Sunday, December 30, 2012

What are Mirror Neurons and Why Are They So Important to Parents and Educators?

When a parent sticks his tongue out at an infant, the baby will often reciprocate. While watching a boxing match, a football game, or a mystery movie, have you ever noticed yourself perspiring and breathing as if you had shifted roles from a spectator to an active participant? While reading a novel, you might find yourself crying softly or uncontrollably. While witnessing someone else receiving a vaccination, you cringe and sometimes scream, "Ouch!" When I yawn, there is an excellent chance that you will yawn responsively without a single thought, hesitation, or control. What brain mechanisms cause such behaviors?

These socially valuable "monkey see, monkey do" neurons with absolutely fascinating properties were recently discovered in the cerebral cortex of monkeys. Giaccamo Rizzollati, of the University of Parma, Italy, found a system of brain cells, now referred to as "mirror cells," in the ventral premotor area of the frontal lobes of the brain. This area is a part of the larger premotor cortex, whose activities are crucial to planning and initiating movements. Immediately anterior to the motor area is the Supplementary Motor Area (SMA) or the premotor cortex, which is somewhat verticla strip of cortical real estate. The premotor cortex is a functional brain landmark separating the motor input (sensory/detecting) and output (motor/performing) systems. All proposed actions are mentally rehearsed in the premotor areas before being overtly executed (as an action) by the motor system.

This cluster of neurons fired a signal when a monkey physically performed a single highly specific action with either of its hand. Whether pushing, pulling, tugging, or grasping an object, or when picking up or putting a peanut in its mouth, for example, the mirror neurons became highly active.

However, the most fascinating characteristic of mirror neurons is that many of those same neurons in the premotor areas also fired when the monkey merely watched another monkey or the experimenter perform the exact same task! During these experiments, it became easy to predict precisely which neurons would fire based on which activity the monkey was observing. Just as interesting, when mechanical tools performed the same task, the mirror neurons remained inactive. However, the mirror neurons fired rapidly the moment the monkeys watched another monkey or a human engaged in a specific action.

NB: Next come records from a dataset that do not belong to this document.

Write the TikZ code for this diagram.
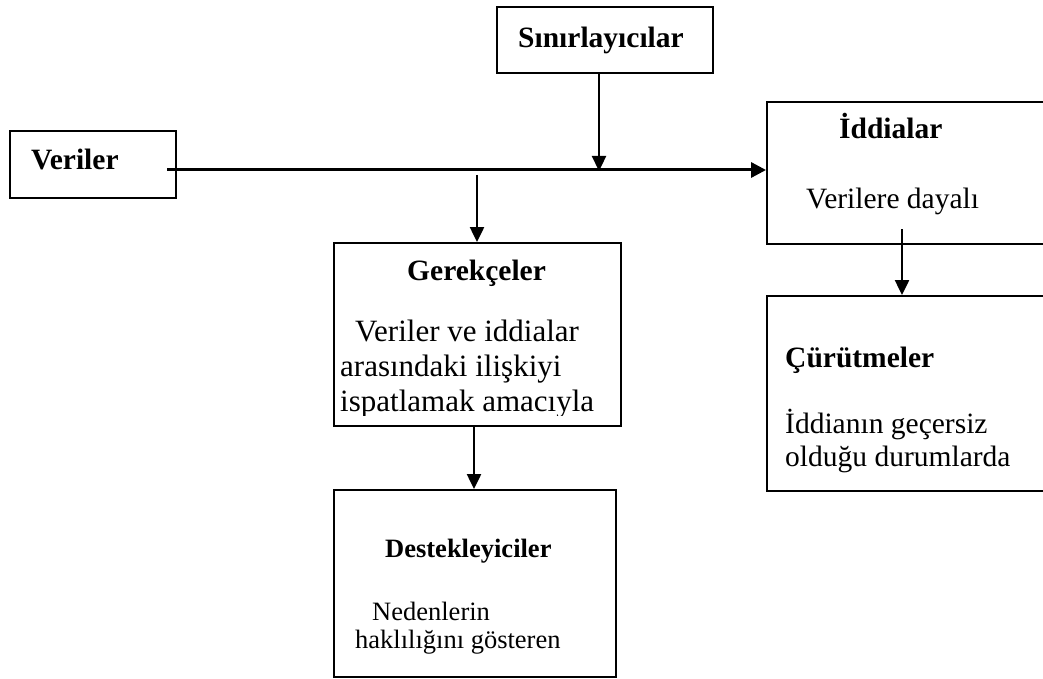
\documentclass[tikz,border=0pt]{standalone}
\usepackage{fontspec}
\setmainfont{Liberation Serif}
\usetikzlibrary{arrows.meta}
\begin{document}
\begin{tikzpicture}[x=1pt,y=-1pt,
  box/.style={draw=black,line width=1.9pt,rectangle,inner sep=0pt},
  txt/.style={inner sep=0pt,anchor=base west,font=\fontsize{29.5}{34}\selectfont},
  ttl/.style={txt,font=\fontsize{29.5}{34}\selectfont\bfseries},
  gtxt/.style={inner sep=0pt,anchor=base west,font=\fontsize{31}{36}\selectfont},
  dtxt/.style={inner sep=0pt,anchor=base west,font=\fontsize{26.5}{31}\selectfont},
  dttl/.style={dtxt,font=\fontsize{26.5}{31}\selectfont\bfseries},
  arr/.style={line width=2.3pt,-{Triangle[length=15pt,width=14pt]}},
  mainarr/.style={line width=3pt,-{Triangle[length=15pt,width=15pt]}}]
\useasboundingbox[fill=white] (0,0) rectangle (1043,679);
% boxes
\node[box,minimum width=166pt,minimum height=67pt] (veriler) at (93,164.5) {};
\node[box,minimum width=216pt,minimum height=66pt] (sinir) at (605,40) {};
\node[box,minimum width=290pt,minimum height=142pt] (iddia) at (912,173) {};
\node[box,minimum width=290pt,minimum height=195pt] (curut) at (912,393.5) {};
\node[box,minimum width=287pt,minimum height=183pt] (gerek) at (477.5,334.5) {};
\node[box,minimum width=282pt,minimum height=187pt] (destek) at (475,583.5) {};
% texts
\node[ttl] (tveriler) at (31,170) {Veriler};
\node[ttl] (tsinir) at (518,48) {Sınırlayıcılar};
\node[ttl] (tiddia) at (839,139) {İddialar};
\node[txt] (tiddia2) at (806,208) {Verilere dayalı};
\node[ttl] (tgerek) at (407,280) {Gerekçeler};
\node[gtxt] (tgerek1) at (355,341) {Veriler ve iddialar};
\node[gtxt] (tgerek2) at (340,376) {arasındaki ilişkiyi};
\begin{scope}
\clip (334,380) rectangle (621,415);
\node[gtxt] (tgerek3) at (340,411) {ispatlamak amacıyla};
\end{scope}
\node[dttl] (tdestek) at (385,557) {Destekleyiciler};
\node[dtxt] (tdestek1) at (372,620) {Nedenlerin};
\node[dtxt] (tdestek2) at (355,648) {haklılığını gösteren};
\node[ttl] (tcurut) at (785,367) {Çürütmeler};
\node[txt] (tcurut1) at (785,433) {İddianın geçersiz};
\node[txt] (tcurut2) at (785,466) {olduğu durumlarda};
% connector points
\coordinate (mstart) at (167,170);
\coordinate (jsinir) at (599,171);
\coordinate (jgerek) at (477,175);
\coordinate (sdestek) at (474,426);
\coordinate (scurut) at (902,229);
% connectors
\draw[mainarr] (mstart) -- (mstart -| iddia.west);
\draw[arr] (sinir.south -| jsinir) -- (jsinir);
\draw[arr] (jgerek) -- (jgerek |- gerek.north);
\draw[arr] (sdestek) -- (sdestek |- destek.north);
\draw[arr] (scurut) -- (scurut |- curut.north);
\end{tikzpicture}
\end{document}
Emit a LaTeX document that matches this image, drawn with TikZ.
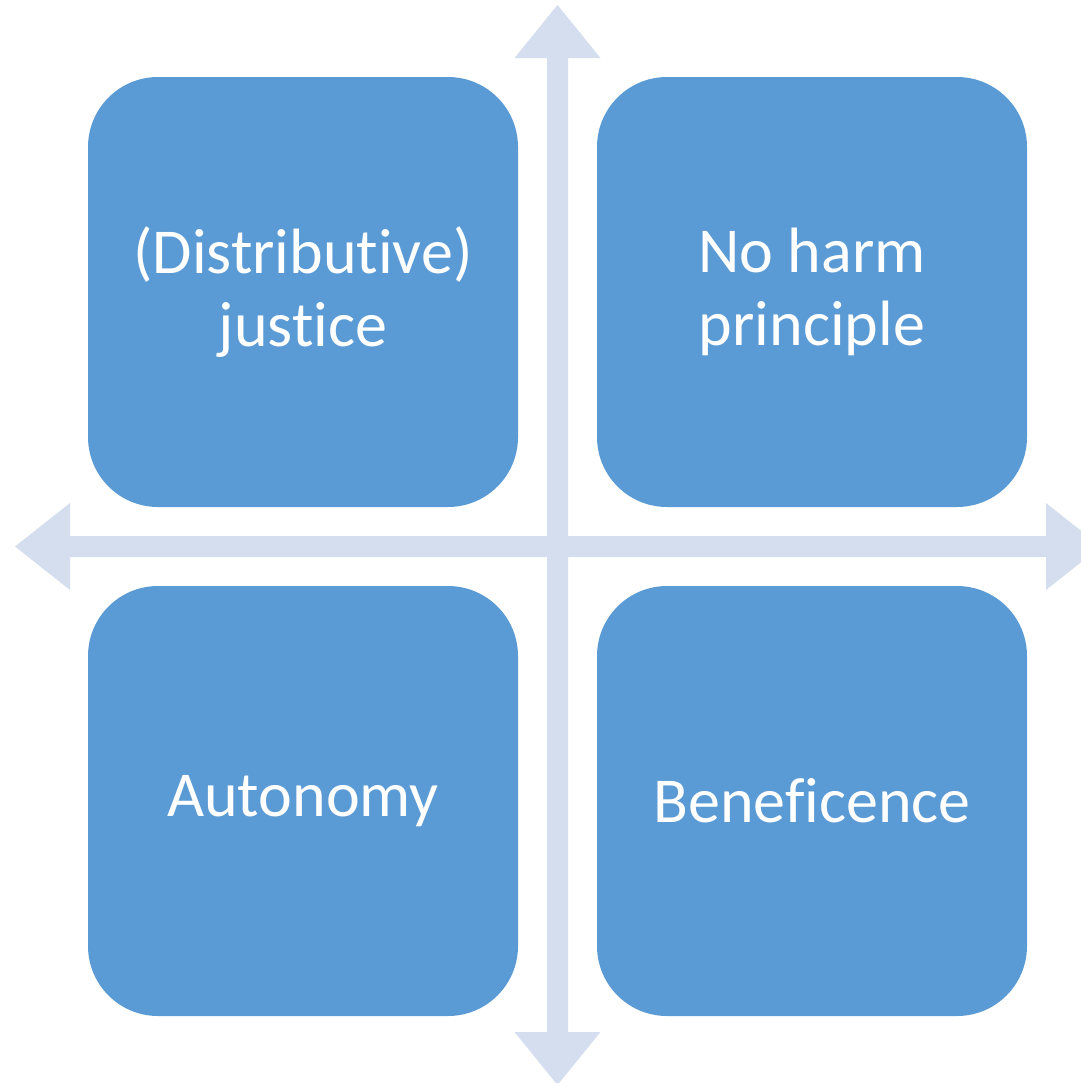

While mirror neurons are located in the F5 region of the brain, they are heavily dependent upon vision (visual cortex), hearing (auditory cortex), speaking (multiple language centers in the brain), understanding gestures, and the development of social awareness. Like other functions of the brain, mirror neurons massively interconnected with other brain regions. Mirror neurons offer still one more insight into the neural basis of effective teaching and learning. From appenticeships to active classroom demonstrations, we rely on active mirror neurons to orchestrate a virtual personal experience mimicking the one under observation.